Local organizations and churches have gotten to work as well. Baptist churches in western North Carolina were distributing water, the biggest need in the area.
Evangelical climate scientists warn that local churches and relief organizations will have to adjust to a new normal of these types of super-charged weather events in unexpected places.
Jessica Moerman is a climate scientist and the CEO of the Evangelical Environmental Network. She’s also from Knoxville, Tennessee, near the areas devastated. Her family members lost a home in the 2016 wildfire in nearby Gatlinburg.
“What we’ve seen over the last few years is that we’re just in a new normal,” she said. “We’re seeing it across the Southeast and across Appalachia—small towns saying, ‘This is like nothing we’ve seen before.’”
Moerman explained how seawater warming due to climate change made these storms worse.
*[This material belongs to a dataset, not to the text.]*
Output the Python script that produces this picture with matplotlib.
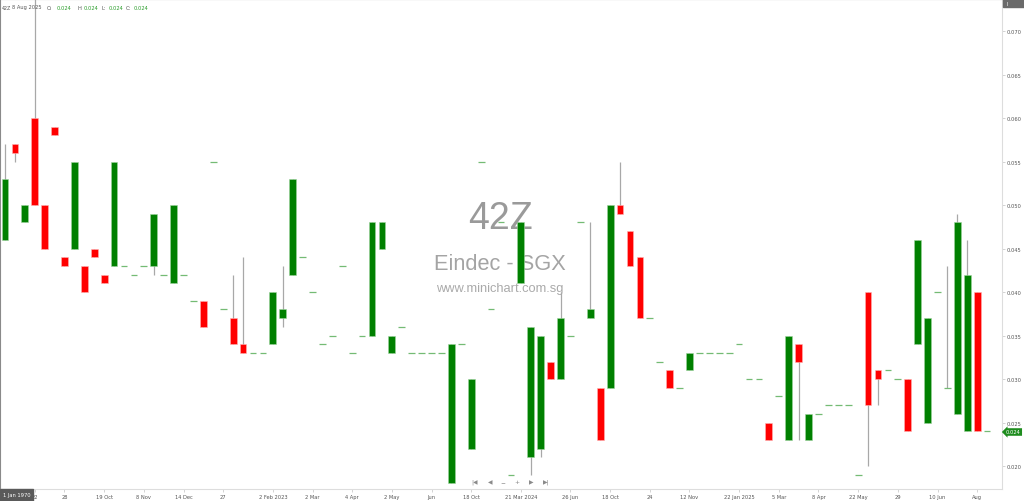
import matplotlib
matplotlib.use('Agg')
import matplotlib.pyplot as plt
from matplotlib.patches import Rectangle
import numpy as np

W, H = 1024, 502

# OHLC per bar (one value each)
opens  = [0.046, 0.057, 0.048, 0.060, 0.050, 0.059, 0.044, 0.045, 0.043, 0.045,
          0.042, 0.043, 0.043, 0.042, 0.043, 0.043, 0.042, 0.041, 0.042, 0.039,
          0.039, 0.055, 0.038, 0.037, 0.034, 0.033, 0.033, 0.034, 0.037, 0.042,
          0.044, 0.040, 0.034, 0.035, 0.043, 0.033, 0.035, 0.035, 0.045, 0.033,
          0.036, 0.033, 0.033, 0.033, 0.033, 0.018, 0.034, 0.022, 0.055, 0.038,
          0.048, 0.019, 0.041, 0.021, 0.022, 0.032, 0.030, 0.035, 0.048, 0.037,
          0.029, 0.029, 0.050, 0.047, 0.044, 0.037, 0.032, 0.031, 0.029, 0.031,
          0.033, 0.033, 0.033, 0.033, 0.034, 0.030, 0.030, 0.025, 0.028, 0.023,
          0.034, 0.023, 0.026, 0.027, 0.027, 0.027, 0.019, 0.040, 0.031, 0.031,
          0.030, 0.030, 0.034, 0.025, 0.040, 0.029, 0.026, 0.024, 0.040, 0.024]
highs  = [0.057, 0.057, 0.050, 0.075, 0.050, 0.059, 0.044, 0.055, 0.043, 0.045,
          0.042, 0.055, 0.043, 0.042, 0.043, 0.049, 0.042, 0.050, 0.042, 0.039,
          0.039, 0.055, 0.038, 0.042, 0.044, 0.033, 0.033, 0.040, 0.043, 0.053,
          0.044, 0.040, 0.034, 0.035, 0.043, 0.033, 0.035, 0.048, 0.048, 0.035,
          0.036, 0.033, 0.033, 0.033, 0.033, 0.034, 0.034, 0.030, 0.055, 0.038,
          0.048, 0.019, 0.048, 0.036, 0.035, 0.032, 0.040, 0.035, 0.048, 0.048,
          0.029, 0.050, 0.055, 0.047, 0.044, 0.037, 0.032, 0.031, 0.029, 0.033,
          0.033, 0.033, 0.033, 0.033, 0.034, 0.030, 0.030, 0.025, 0.028, 0.035,
          0.034, 0.026, 0.026, 0.027, 0.027, 0.027, 0.019, 0.040, 0.031, 0.031,
          0.030, 0.030, 0.046, 0.037, 0.040, 0.043, 0.049, 0.046, 0.040, 0.024]
lows   = [0.046, 0.055, 0.048, 0.050, 0.045, 0.058, 0.043, 0.045, 0.040, 0.044,
          0.041, 0.043, 0.043, 0.042, 0.043, 0.042, 0.042, 0.041, 0.042, 0.039,
          0.036, 0.055, 0.038, 0.034, 0.033, 0.033, 0.033, 0.034, 0.036, 0.042,
          0.044, 0.040, 0.034, 0.035, 0.043, 0.033, 0.035, 0.035, 0.045, 0.033,
          0.036, 0.033, 0.033, 0.033, 0.033, 0.018, 0.034, 0.022, 0.055, 0.038,
          0.048, 0.019, 0.041, 0.019, 0.021, 0.030, 0.030, 0.035, 0.048, 0.037,
          0.023, 0.029, 0.049, 0.043, 0.037, 0.037, 0.032, 0.029, 0.029, 0.031,
          0.033, 0.033, 0.033, 0.033, 0.034, 0.030, 0.030, 0.023, 0.028, 0.023,
          0.023, 0.023, 0.026, 0.027, 0.027, 0.027, 0.019, 0.020, 0.027, 0.031,
          0.030, 0.024, 0.034, 0.025, 0.040, 0.029, 0.026, 0.024, 0.024, 0.024]
closes = [0.053, 0.056, 0.050, 0.050, 0.045, 0.058, 0.043, 0.055, 0.040, 0.044,
          0.041, 0.055, 0.043, 0.042, 0.043, 0.049, 0.042, 0.050, 0.042, 0.039,
          0.036, 0.055, 0.038, 0.034, 0.033, 0.033, 0.033, 0.040, 0.038, 0.053,
          0.044, 0.040, 0.034, 0.035, 0.043, 0.033, 0.035, 0.048, 0.048, 0.035,
          0.036, 0.033, 0.033, 0.033, 0.033, 0.034, 0.034, 0.030, 0.055, 0.038,
          0.048, 0.019, 0.048, 0.036, 0.035, 0.030, 0.037, 0.035, 0.048, 0.038,
          0.023, 0.050, 0.049, 0.043, 0.037, 0.037, 0.032, 0.029, 0.029, 0.033,
          0.033, 0.033, 0.033, 0.033, 0.034, 0.030, 0.030, 0.023, 0.028, 0.035,
          0.032, 0.026, 0.026, 0.027, 0.027, 0.027, 0.019, 0.027, 0.030, 0.031,
          0.030, 0.024, 0.046, 0.037, 0.040, 0.029, 0.048, 0.042, 0.024, 0.024]

# date labels: bar index -> label
date_idx    = [3, 6, 10, 14, 18, 22, 27, 31, 35, 39, 43, 47, 52, 57, 61, 65,
               69, 74, 78, 82, 86, 90, 94, 98]
date_labels = ['22', '28', '19 Oct', '8 Nov', '14 Dec', '27', '2 Feb 2023', '2 Mar',
               '4 Apr', '2 May', 'Jun', '18 Oct', '21 Mar 2024', '26 Jun', '18 Oct', '24',
               '12 Nov', '22 Jan 2025', '5 Mar', '8 Apr', '22 May', '29', '10 Jun', 'Aug']
price_ticks = [0.020, 0.025, 0.030, 0.035, 0.040, 0.045, 0.050, 0.055, 0.060, 0.065, 0.070]
last_price = 0.024

GREEN, RED = '#008000', '#ff0000'
FS = 3.7

fig = plt.figure(figsize=(W / 100, H / 100), dpi=100)
ax = fig.add_axes([0, 12 / H, 1002 / W, 490 / H])

x = np.arange(len(opens))
o, h, l, c = map(np.array, (opens, highs, lows, closes))
up = c > o
down = c < o
flat = c == o

# wicks
ax.vlines(x, l, h, color='#a8a8a8', lw=0.9, zorder=2)
# bodies
ax.bar(x[up], (c - o)[up], bottom=o[up], width=0.68, color=GREEN,
       edgecolor='#9fd49f', lw=0.4, zorder=3)
ax.bar(x[down], (o - c)[down], bottom=c[down], width=0.68, color=RED,
       edgecolor='#ffb3b3', lw=0.4, zorder=3)
# no-change bars
ax.hlines(c[flat], x[flat] - 0.34, x[flat] + 0.34, color='#74bb74', lw=0.9, zorder=3)

ax.set_xlim(-0.5, 100.5)
ax.set_ylim(0.07368, 0.01736)
ax.invert_yaxis()

ax.yaxis.tick_right()
ax.set_yticks(price_ticks)
ax.set_yticklabels([f'{v:.3f}' for v in price_ticks])
ax.set_xticks(date_idx)
ax.set_xticklabels(date_labels)
ax.tick_params(axis='both', labelsize=FS, colors='#cccccc', labelcolor='#555555',
               length=2, width=0.6, pad=1.5)

for s in ('top', 'left'):
    ax.spines[s].set_linestyle((0, (1, 1)))
    ax.spines[s].set_color('#8a8a8a')
    ax.spines[s].set_linewidth(0.8)
for s in ('bottom', 'right'):
    ax.spines[s].set_color('#dddddd')
    ax.spines[s].set_linewidth(0.8)

# watermark
wm = dict(ha='center', va='center', family='Liberation Sans', transform=ax.transAxes, zorder=0)
ax.text(500 / 1002, 1 - 219 / 490, '42Z', fontsize=27, color='#9a9a9a', **wm)
ax.text(500 / 1002, 1 - 264 / 490, 'Eindec - SGX', fontsize=15.7, color='#a4a4a4', **wm)
ax.text(500 / 1002, 1 - 289 / 490, 'www.minichart.com.sg', fontsize=9.3, color='#aaaaaa', **wm)

# navigation buttons
for bx, sym in zip([475, 490, 503, 517, 531, 546], ['|◀', '◀', '−', '+', '▶', '▶|']):
    fig.text(bx / W, 1 - 482.5 / H, sym, fontsize=4.2, color='#8a8a8a',
             ha='center', va='center', zorder=5)


def ftext(px, py, s, size=FS, **kw):
    fig.text(px / W, 1 - py / H, s, fontsize=size, va='center', **kw)


# header
ftext(1.5, 8, '42Z', size=3.4, color='#555555')
ftext(12, 8, '8 Aug 2025', color='#555555')
for lx, lab, vx in [(47, 'O:', 57), (77, 'H:', 84), (101, 'L:', 109), (126, 'C:', 134)]:
    ftext(lx, 8, lab, color='#555555')
    ftext(vx, 8, f'{last_price:.3f}', color='#2a9d2a')

# bottom-left date box
fig.add_artist(Rectangle((0, 0), 33 / W, 12 / H, transform=fig.transFigure,
                         color='#5a5a5a', zorder=6))
fig.text(16.5 / W, 1 - 496 / H, '1 Jan 1970', fontsize=FS, color='white',
         ha='center', va='center', zorder=7)

# top-right box
fig.add_artist(Rectangle((1003 / W, 1 - 8 / H), 21 / W, 8 / H, transform=fig.transFigure,
                         color='#6a6a6a', zorder=6))
fig.text(1007 / W, 1 - 4 / H, 'I', fontsize=FS, color='white', ha='center', va='center', zorder=7)

# last price tag
fig.text(1006 / W, 1 - 433 / H, f'{last_price:.3f}', fontsize=FS, color='white',
         ha='left', va='center', zorder=7,
         bbox=dict(boxstyle='larrow,pad=0.25', fc='#1e8c1e', ec='none'))

fig.savefig('out.png', dpi=100)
With Helene, warmer gulf waters meant the storm held more water in the atmosphere and had the strength to go further inland and dump historic rain on western North Carolina—a place so far inland that few would expect it to be vulnerable to hurricanes.
The warm seawater is “rocket fuel that makes these storms stronger and more intense,” she said. “The hurricane has so much more energy, it can travel farther … It’s really, really heartbreaking.”
Christian disaster relief organizations will have to prepare for a situation “where we are expecting worse storms than we’ve ever experienced in the past and expecting to experience them again.”
Organizations responding now are focused on people are still missing from the storm, and staff noted that first responders in these areas are still having issues with communication and are battling their own fatigue.
Graham said Samaritan’s Purse would stay in the disaster areas for the duration.
“This is going to be a very long recovery,” he said. “We do not leave the community till it’s done.”